BRIEF: Write out all of the lines below, exactly and completely.
Start PROVIDED MATERIAL
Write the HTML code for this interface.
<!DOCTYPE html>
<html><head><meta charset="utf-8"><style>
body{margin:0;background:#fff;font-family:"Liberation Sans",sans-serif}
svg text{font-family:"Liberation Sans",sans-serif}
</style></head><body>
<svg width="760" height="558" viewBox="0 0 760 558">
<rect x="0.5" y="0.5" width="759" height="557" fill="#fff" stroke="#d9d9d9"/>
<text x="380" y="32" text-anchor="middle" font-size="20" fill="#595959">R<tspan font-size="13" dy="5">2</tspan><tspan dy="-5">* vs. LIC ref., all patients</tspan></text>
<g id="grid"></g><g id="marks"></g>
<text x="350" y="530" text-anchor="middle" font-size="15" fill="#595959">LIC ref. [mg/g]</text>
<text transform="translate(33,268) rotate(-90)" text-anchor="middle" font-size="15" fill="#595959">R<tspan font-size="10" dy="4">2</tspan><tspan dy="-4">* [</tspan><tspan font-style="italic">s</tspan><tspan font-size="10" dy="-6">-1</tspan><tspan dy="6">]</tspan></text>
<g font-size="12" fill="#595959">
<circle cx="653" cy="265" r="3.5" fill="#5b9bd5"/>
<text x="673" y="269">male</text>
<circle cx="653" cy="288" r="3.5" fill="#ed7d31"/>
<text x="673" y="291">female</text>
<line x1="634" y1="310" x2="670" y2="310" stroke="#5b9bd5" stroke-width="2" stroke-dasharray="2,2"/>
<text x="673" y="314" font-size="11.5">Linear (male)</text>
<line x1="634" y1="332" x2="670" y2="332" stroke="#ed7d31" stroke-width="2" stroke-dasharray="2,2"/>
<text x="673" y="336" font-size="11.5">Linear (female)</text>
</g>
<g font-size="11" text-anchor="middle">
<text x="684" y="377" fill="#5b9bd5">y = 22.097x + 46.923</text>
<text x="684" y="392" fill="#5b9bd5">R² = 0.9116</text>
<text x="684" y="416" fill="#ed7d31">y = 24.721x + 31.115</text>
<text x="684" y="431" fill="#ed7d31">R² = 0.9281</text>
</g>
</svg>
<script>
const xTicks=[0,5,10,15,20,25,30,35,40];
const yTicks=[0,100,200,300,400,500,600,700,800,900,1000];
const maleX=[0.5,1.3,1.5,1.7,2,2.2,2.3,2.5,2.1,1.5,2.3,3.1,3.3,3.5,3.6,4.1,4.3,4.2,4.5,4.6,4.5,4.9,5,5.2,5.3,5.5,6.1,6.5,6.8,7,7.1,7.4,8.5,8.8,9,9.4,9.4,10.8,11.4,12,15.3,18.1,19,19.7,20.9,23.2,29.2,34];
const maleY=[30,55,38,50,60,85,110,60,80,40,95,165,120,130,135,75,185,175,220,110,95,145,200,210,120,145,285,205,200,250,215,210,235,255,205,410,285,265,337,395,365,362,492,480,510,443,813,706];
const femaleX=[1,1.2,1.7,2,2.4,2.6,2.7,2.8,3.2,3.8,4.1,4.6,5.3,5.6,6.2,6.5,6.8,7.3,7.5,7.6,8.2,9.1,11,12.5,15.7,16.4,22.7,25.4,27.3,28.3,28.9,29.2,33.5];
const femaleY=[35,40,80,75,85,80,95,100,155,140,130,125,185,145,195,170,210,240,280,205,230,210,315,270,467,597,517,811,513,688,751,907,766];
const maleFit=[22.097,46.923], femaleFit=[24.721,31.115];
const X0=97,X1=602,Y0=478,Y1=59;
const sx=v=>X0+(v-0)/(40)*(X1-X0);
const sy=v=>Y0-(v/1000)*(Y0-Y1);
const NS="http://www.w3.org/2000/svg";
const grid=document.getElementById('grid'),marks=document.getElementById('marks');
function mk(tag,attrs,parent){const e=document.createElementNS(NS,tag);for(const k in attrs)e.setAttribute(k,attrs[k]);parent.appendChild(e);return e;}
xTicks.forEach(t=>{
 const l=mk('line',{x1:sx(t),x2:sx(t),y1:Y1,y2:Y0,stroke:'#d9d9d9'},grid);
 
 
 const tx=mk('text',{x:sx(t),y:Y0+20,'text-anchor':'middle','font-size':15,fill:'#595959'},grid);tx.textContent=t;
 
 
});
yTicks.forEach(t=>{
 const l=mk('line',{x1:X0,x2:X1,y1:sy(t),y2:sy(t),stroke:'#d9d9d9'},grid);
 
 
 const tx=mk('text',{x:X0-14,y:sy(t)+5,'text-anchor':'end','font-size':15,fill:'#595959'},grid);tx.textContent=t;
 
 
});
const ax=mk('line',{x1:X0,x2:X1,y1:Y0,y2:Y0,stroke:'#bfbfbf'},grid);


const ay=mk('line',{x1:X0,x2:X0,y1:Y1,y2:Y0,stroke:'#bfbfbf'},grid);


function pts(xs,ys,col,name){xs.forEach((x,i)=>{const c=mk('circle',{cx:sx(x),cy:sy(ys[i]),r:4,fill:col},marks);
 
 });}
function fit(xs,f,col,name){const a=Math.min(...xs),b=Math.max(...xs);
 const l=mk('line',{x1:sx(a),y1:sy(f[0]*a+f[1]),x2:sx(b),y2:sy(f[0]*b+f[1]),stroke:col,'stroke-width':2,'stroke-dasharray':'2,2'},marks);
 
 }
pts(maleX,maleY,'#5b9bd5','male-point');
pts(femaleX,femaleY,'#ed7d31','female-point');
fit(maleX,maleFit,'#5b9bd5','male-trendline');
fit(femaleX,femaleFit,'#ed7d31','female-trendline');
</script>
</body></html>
End PROVIDED MATERIAL
REPLY TO THE TASK:
Write the HTML code for this interface.
<!DOCTYPE html>
<html><head><meta charset="utf-8"><style>
body{margin:0;background:#fff;font-family:"Liberation Sans",sans-serif}
svg text{font-family:"Liberation Sans",sans-serif}
</style></head><body>
<svg width="760" height="558" viewBox="0 0 760 558">
<rect x="0.5" y="0.5" width="759" height="557" fill="#fff" stroke="#d9d9d9"/>
<text x="380" y="32" text-anchor="middle" font-size="20" fill="#595959">R<tspan font-size="13" dy="5">2</tspan><tspan dy="-5">* vs. LIC ref., all patients</tspan></text>
<g id="grid"></g><g id="marks"></g>
<text x="350" y="530" text-anchor="middle" font-size="15" fill="#595959">LIC ref. [mg/g]</text>
<text transform="translate(33,268) rotate(-90)" text-anchor="middle" font-size="15" fill="#595959">R<tspan font-size="10" dy="4">2</tspan><tspan dy="-4">* [</tspan><tspan font-style="italic">s</tspan><tspan font-size="10" dy="-6">-1</tspan><tspan dy="6">]</tspan></text>
<g font-size="12" fill="#595959">
<circle cx="653" cy="265" r="3.5" fill="#5b9bd5"/>
<text x="673" y="269">male</text>
<circle cx="653" cy="288" r="3.5" fill="#ed7d31"/>
<text x="673" y="291">female</text>
<line x1="634" y1="310" x2="670" y2="310" stroke="#5b9bd5" stroke-width="2" stroke-dasharray="2,2"/>
<text x="673" y="314" font-size="11.5">Linear (male)</text>
<line x1="634" y1="332" x2="670" y2="332" stroke="#ed7d31" stroke-width="2" stroke-dasharray="2,2"/>
<text x="673" y="336" font-size="11.5">Linear (female)</text>
</g>
<g font-size="11" text-anchor="middle">
<text x="684" y="377" fill="#5b9bd5">y = 22.097x + 46.923</text>
<text x="684" y="392" fill="#5b9bd5">R² = 0.9116</text>
<text x="684" y="416" fill="#ed7d31">y = 24.721x + 31.115</text>
<text x="684" y="431" fill="#ed7d31">R² = 0.9281</text>
</g>
</svg>
<script>
const xTicks=[0,5,10,15,20,25,30,35,40];
const yTicks=[0,100,200,300,400,500,600,700,800,900,1000];
const maleX=[0.5,1.3,1.5,1.7,2,2.2,2.3,2.5,2.1,1.5,2.3,3.1,3.3,3.5,3.6,4.1,4.3,4.2,4.5,4.6,4.5,4.9,5,5.2,5.3,5.5,6.1,6.5,6.8,7,7.1,7.4,8.5,8.8,9,9.4,9.4,10.8,11.4,12,15.3,18.1,19,19.7,20.9,23.2,29.2,34];
const maleY=[30,55,38,50,60,85,110,60,80,40,95,165,120,130,135,75,185,175,220,110,95,145,200,210,120,145,285,205,200,250,215,210,235,255,205,410,285,265,337,395,365,362,492,480,510,443,813,706];
const femaleX=[1,1.2,1.7,2,2.4,2.6,2.7,2.8,3.2,3.8,4.1,4.6,5.3,5.6,6.2,6.5,6.8,7.3,7.5,7.6,8.2,9.1,11,12.5,15.7,16.4,22.7,25.4,27.3,28.3,28.9,29.2,33.5];
const femaleY=[35,40,80,75,85,80,95,100,155,140,130,125,185,145,195,170,210,240,280,205,230,210,315,270,467,597,517,811,513,688,751,907,766];
const maleFit=[22.097,46.923], femaleFit=[24.721,31.115];
const X0=97,X1=602,Y0=478,Y1=59;
const sx=v=>X0+(v-0)/(40)*(X1-X0);
const sy=v=>Y0-(v/1000)*(Y0-Y1);
const NS="http://www.w3.org/2000/svg";
const grid=document.getElementById('grid'),marks=document.getElementById('marks');
function mk(tag,attrs,parent){const e=document.createElementNS(NS,tag);for(const k in attrs)e.setAttribute(k,attrs[k]);parent.appendChild(e);return e;}
xTicks.forEach(t=>{
 const l=mk('line',{x1:sx(t),x2:sx(t),y1:Y1,y2:Y0,stroke:'#d9d9d9'},grid);
 
 
 const tx=mk('text',{x:sx(t),y:Y0+20,'text-anchor':'middle','font-size':15,fill:'#595959'},grid);tx.textContent=t;
 
 
});
yTicks.forEach(t=>{
 const l=mk('line',{x1:X0,x2:X1,y1:sy(t),y2:sy(t),stroke:'#d9d9d9'},grid);
 
 
 const tx=mk('text',{x:X0-14,y:sy(t)+5,'text-anchor':'end','font-size':15,fill:'#595959'},grid);tx.textContent=t;
 
 
});
const ax=mk('line',{x1:X0,x2:X1,y1:Y0,y2:Y0,stroke:'#bfbfbf'},grid);


const ay=mk('line',{x1:X0,x2:X0,y1:Y1,y2:Y0,stroke:'#bfbfbf'},grid);


function pts(xs,ys,col,name){xs.forEach((x,i)=>{const c=mk('circle',{cx:sx(x),cy:sy(ys[i]),r:4,fill:col},marks);
 
 });}
function fit(xs,f,col,name){const a=Math.min(...xs),b=Math.max(...xs);
 const l=mk('line',{x1:sx(a),y1:sy(f[0]*a+f[1]),x2:sx(b),y2:sy(f[0]*b+f[1]),stroke:col,'stroke-width':2,'stroke-dasharray':'2,2'},marks);
 
 }
pts(maleX,maleY,'#5b9bd5','male-point');
pts(femaleX,femaleY,'#ed7d31','female-point');
fit(maleX,maleFit,'#5b9bd5','male-trendline');
fit(femaleX,femaleFit,'#ed7d31','female-trendline');
</script>
</body></html>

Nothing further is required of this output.